◆ Task goal
Copy out each line below that has the word "this" in it.

◆ Information shown
- - -
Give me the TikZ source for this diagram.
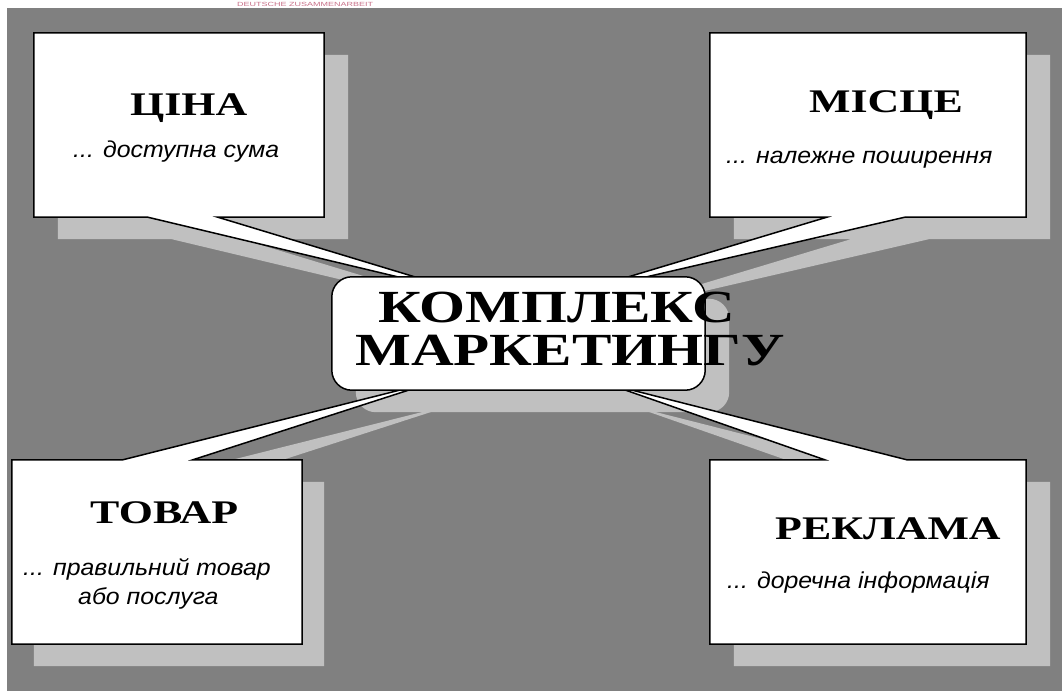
- - -
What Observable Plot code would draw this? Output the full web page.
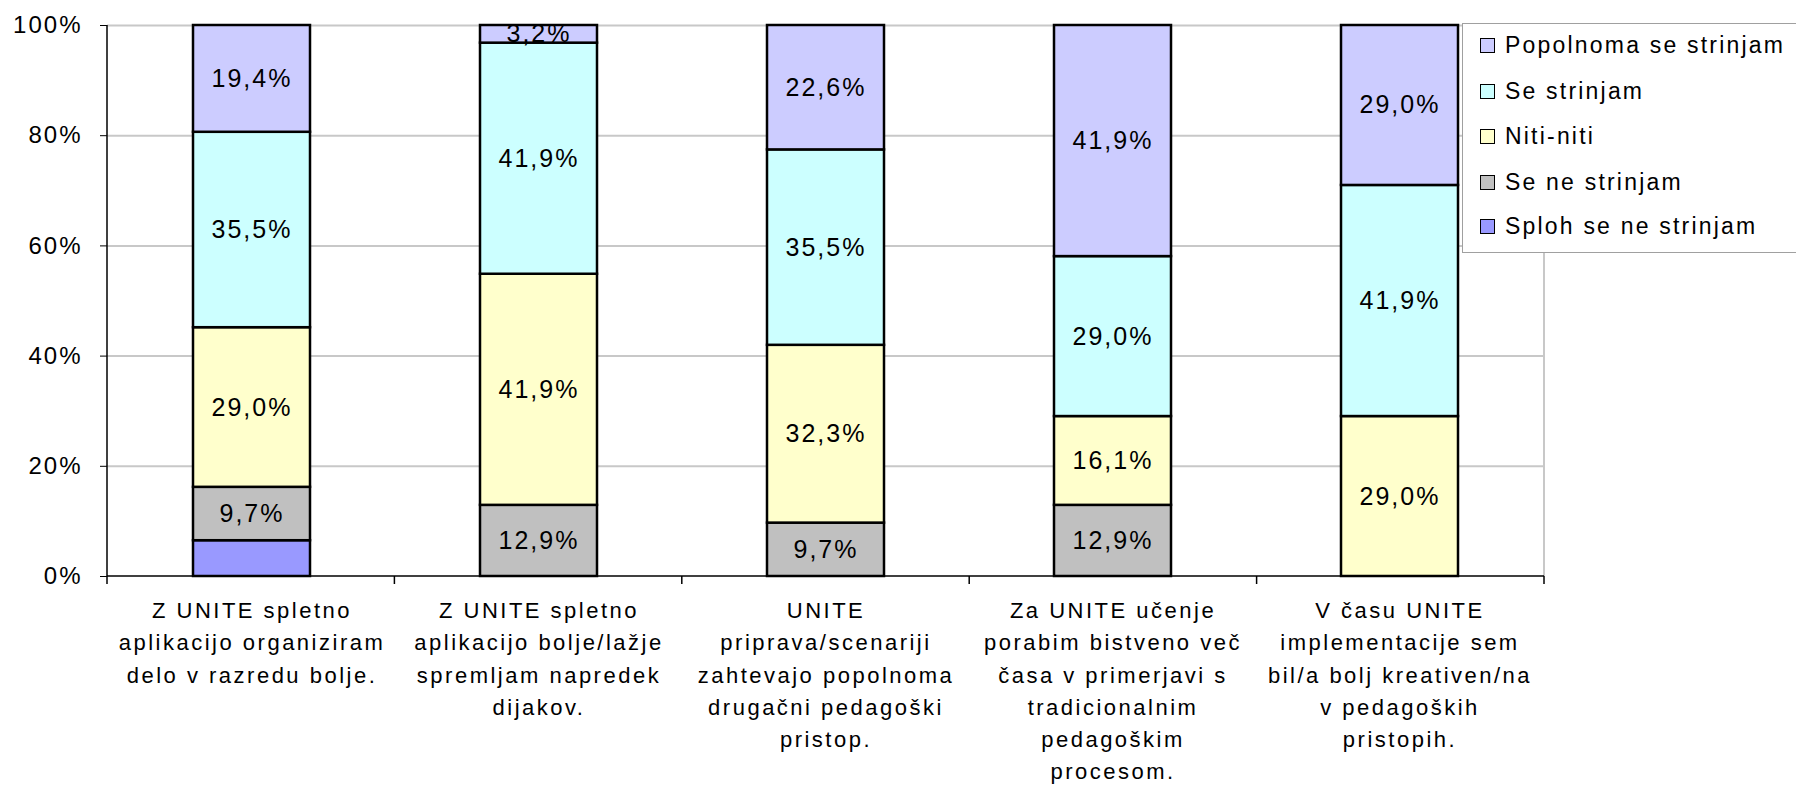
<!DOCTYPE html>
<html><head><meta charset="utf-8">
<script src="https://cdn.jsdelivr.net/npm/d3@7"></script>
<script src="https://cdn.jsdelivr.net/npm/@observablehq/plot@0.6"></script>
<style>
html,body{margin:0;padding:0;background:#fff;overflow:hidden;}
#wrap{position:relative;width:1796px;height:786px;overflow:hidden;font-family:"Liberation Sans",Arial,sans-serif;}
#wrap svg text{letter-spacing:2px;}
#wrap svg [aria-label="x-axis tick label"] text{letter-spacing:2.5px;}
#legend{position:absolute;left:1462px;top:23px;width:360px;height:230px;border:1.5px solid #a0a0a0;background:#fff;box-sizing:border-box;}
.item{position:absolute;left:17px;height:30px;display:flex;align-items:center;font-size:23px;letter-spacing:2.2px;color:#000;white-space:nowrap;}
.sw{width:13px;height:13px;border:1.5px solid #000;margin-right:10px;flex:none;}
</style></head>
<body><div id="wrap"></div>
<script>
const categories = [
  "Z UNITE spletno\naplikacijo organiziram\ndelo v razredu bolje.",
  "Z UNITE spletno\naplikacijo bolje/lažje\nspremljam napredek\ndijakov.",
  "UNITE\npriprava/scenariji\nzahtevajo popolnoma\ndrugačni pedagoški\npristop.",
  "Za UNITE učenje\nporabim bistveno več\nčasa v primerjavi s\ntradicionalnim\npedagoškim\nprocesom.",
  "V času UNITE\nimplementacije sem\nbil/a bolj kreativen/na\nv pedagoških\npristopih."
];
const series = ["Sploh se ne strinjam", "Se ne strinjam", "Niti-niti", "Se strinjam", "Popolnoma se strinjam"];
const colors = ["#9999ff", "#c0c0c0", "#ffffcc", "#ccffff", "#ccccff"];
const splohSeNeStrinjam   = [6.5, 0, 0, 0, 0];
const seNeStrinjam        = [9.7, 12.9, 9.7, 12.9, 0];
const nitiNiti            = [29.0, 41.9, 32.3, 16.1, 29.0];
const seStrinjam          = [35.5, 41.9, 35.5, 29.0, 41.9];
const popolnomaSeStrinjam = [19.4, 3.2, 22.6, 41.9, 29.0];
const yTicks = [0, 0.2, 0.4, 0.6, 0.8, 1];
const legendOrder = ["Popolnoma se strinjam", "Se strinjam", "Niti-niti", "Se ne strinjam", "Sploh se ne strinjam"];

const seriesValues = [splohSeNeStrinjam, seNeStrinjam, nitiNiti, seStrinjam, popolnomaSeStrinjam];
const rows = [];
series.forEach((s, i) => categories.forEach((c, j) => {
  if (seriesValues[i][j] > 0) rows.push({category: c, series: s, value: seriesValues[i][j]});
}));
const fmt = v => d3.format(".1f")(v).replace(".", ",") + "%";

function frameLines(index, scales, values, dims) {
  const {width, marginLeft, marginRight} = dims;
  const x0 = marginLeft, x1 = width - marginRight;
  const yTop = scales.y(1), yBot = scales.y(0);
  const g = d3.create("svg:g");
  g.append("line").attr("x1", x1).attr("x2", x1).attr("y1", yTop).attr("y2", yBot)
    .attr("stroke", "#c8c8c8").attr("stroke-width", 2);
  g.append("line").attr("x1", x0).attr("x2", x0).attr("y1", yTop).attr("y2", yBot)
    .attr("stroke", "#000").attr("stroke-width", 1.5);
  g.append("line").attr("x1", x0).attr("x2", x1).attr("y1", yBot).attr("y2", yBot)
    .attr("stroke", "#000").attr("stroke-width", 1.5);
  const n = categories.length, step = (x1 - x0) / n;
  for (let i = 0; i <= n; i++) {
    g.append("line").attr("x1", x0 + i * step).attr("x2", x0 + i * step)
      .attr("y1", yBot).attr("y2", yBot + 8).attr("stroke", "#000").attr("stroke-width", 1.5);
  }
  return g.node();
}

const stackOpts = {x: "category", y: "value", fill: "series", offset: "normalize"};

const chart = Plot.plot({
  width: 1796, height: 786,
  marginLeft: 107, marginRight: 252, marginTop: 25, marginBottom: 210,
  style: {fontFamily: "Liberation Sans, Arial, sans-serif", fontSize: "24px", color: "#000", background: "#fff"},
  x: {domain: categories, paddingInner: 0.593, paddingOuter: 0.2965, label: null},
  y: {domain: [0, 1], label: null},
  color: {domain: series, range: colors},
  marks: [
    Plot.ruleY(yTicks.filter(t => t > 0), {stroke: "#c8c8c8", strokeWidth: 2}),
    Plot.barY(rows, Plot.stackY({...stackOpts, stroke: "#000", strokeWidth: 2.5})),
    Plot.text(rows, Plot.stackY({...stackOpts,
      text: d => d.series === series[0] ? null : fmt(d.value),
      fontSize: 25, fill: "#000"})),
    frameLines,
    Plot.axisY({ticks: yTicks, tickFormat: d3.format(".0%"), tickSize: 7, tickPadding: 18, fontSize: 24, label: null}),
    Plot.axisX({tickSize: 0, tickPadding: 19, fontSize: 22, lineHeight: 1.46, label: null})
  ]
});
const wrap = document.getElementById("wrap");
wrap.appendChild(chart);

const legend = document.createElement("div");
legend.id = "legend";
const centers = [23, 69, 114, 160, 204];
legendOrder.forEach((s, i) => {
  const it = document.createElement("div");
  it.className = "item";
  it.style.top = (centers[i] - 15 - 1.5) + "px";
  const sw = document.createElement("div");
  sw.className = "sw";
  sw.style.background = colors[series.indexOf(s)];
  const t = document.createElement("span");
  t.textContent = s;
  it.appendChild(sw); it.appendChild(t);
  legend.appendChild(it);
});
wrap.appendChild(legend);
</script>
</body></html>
- - -
◆ Full solution
Give me the TikZ source for this diagram.
What Observable Plot code would draw this? Output the full web page.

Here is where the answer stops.